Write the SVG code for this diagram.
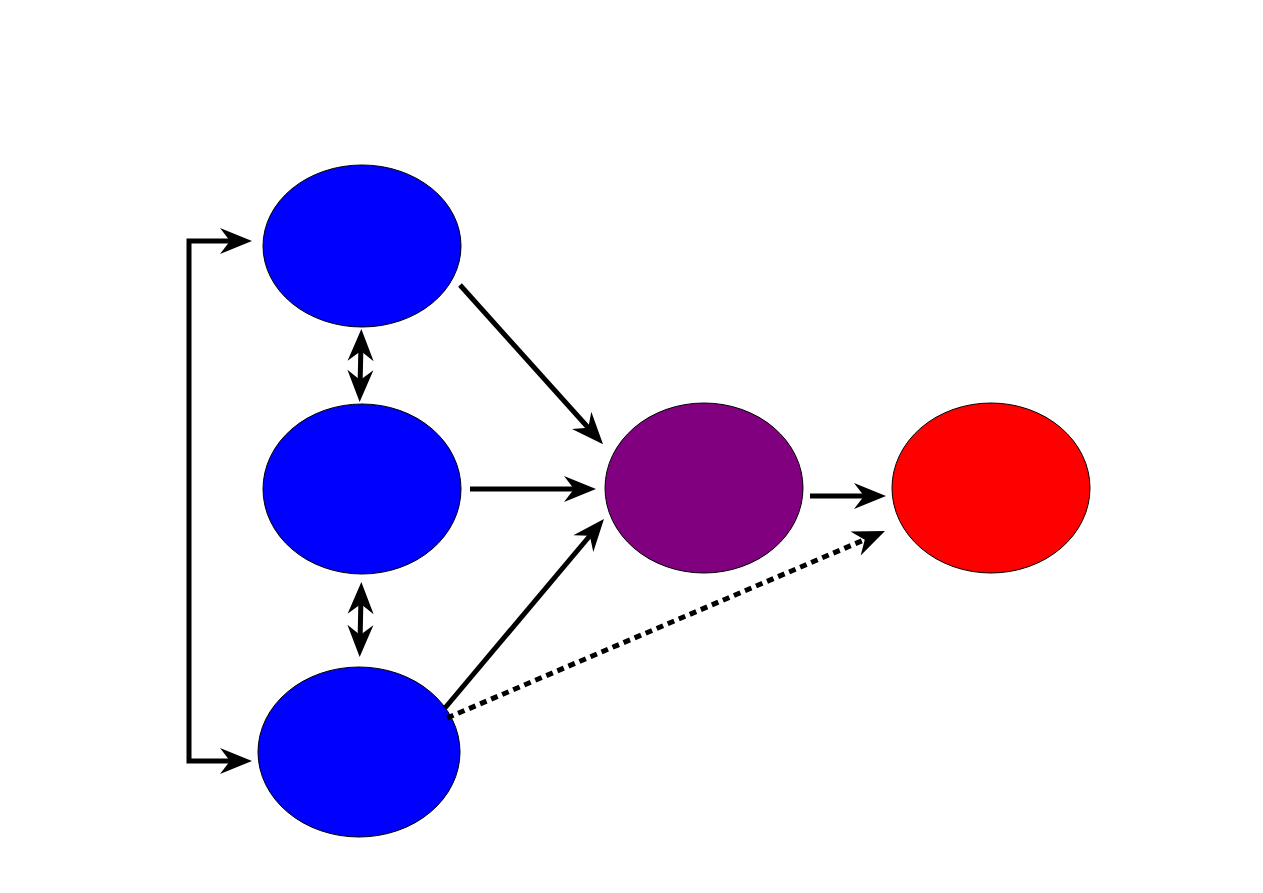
<svg xmlns="http://www.w3.org/2000/svg" width="1263" height="893" viewBox="0 0 1263 893">
<style>
.node{stroke:#000;stroke-width:1}
.edge{fill:none;stroke:#000;stroke-width:5}
.dot{stroke-dasharray:7 5}
</style>
<defs>
<marker id="ah" markerUnits="userSpaceOnUse" viewBox="-20 -15 38 30" markerWidth="38" markerHeight="30" refX="0" refY="0" orient="auto-start-reverse">
<path d="M15,0 L-17,-13 L-7,0 L-17,13 Z" fill="#000"/>
</marker>
</defs>
<rect width="1263" height="893" fill="#fff"/>
<g id="n1"><ellipse class="node" cx="362" cy="246" rx="99" ry="81" fill="#0000ff"/></g>
<g id="n2"><ellipse class="node" cx="362" cy="489" rx="99" ry="85" fill="#0000ff"/></g>
<g id="n3"><ellipse class="node" cx="359" cy="752" rx="101" ry="85" fill="#0000ff"/></g>
<g id="n4"><ellipse class="node" cx="704" cy="488" rx="99" ry="85" fill="#800080"/></g>
<g id="n5"><ellipse class="node" cx="991" cy="488" rx="99" ry="85" fill="#ff0000"/></g>
<g id="connectors">
<path class="edge" d="M237,241 H189 V761 H237" marker-start="url(#ah)" marker-end="url(#ah)"/>
<path class="edge" d="M361,344 L360,387" marker-start="url(#ah)" marker-end="url(#ah)"/>
<path class="edge" d="M361,597 L360,642" marker-start="url(#ah)" marker-end="url(#ah)"/>
<path class="edge" d="M460,285 L593,433" marker-end="url(#ah)"/>
<path class="edge" d="M470,489 L581,489" marker-end="url(#ah)"/>
<path class="edge" d="M445,708 L594.3,530.5" marker-end="url(#ah)"/>
<path class="edge" d="M810,496 L871,496" marker-end="url(#ah)"/>
<path class="edge dot" d="M447,718 L871.2,536.9" marker-end="url(#ah)"/>
</g>
</svg>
**********
=== Aim ===
Word for word, quote the lines above. Omit the pictures.

=== Correct response ===
Write the SVG code for this diagram.
<svg xmlns="http://www.w3.org/2000/svg" width="1263" height="893" viewBox="0 0 1263 893">
<style>
.node{stroke:#000;stroke-width:1}
.edge{fill:none;stroke:#000;stroke-width:5}
.dot{stroke-dasharray:7 5}
</style>
<defs>
<marker id="ah" markerUnits="userSpaceOnUse" viewBox="-20 -15 38 30" markerWidth="38" markerHeight="30" refX="0" refY="0" orient="auto-start-reverse">
<path d="M15,0 L-17,-13 L-7,0 L-17,13 Z" fill="#000"/>
</marker>
</defs>
<rect width="1263" height="893" fill="#fff"/>
<g id="n1"><ellipse class="node" cx="362" cy="246" rx="99" ry="81" fill="#0000ff"/></g>
<g id="n2"><ellipse class="node" cx="362" cy="489" rx="99" ry="85" fill="#0000ff"/></g>
<g id="n3"><ellipse class="node" cx="359" cy="752" rx="101" ry="85" fill="#0000ff"/></g>
<g id="n4"><ellipse class="node" cx="704" cy="488" rx="99" ry="85" fill="#800080"/></g>
<g id="n5"><ellipse class="node" cx="991" cy="488" rx="99" ry="85" fill="#ff0000"/></g>
<g id="connectors">
<path class="edge" d="M237,241 H189 V761 H237" marker-start="url(#ah)" marker-end="url(#ah)"/>
<path class="edge" d="M361,344 L360,387" marker-start="url(#ah)" marker-end="url(#ah)"/>
<path class="edge" d="M361,597 L360,642" marker-start="url(#ah)" marker-end="url(#ah)"/>
<path class="edge" d="M460,285 L593,433" marker-end="url(#ah)"/>
<path class="edge" d="M470,489 L581,489" marker-end="url(#ah)"/>
<path class="edge" d="M445,708 L594.3,530.5" marker-end="url(#ah)"/>
<path class="edge" d="M810,496 L871,496" marker-end="url(#ah)"/>
<path class="edge dot" d="M447,718 L871.2,536.9" marker-end="url(#ah)"/>
</g>
</svg>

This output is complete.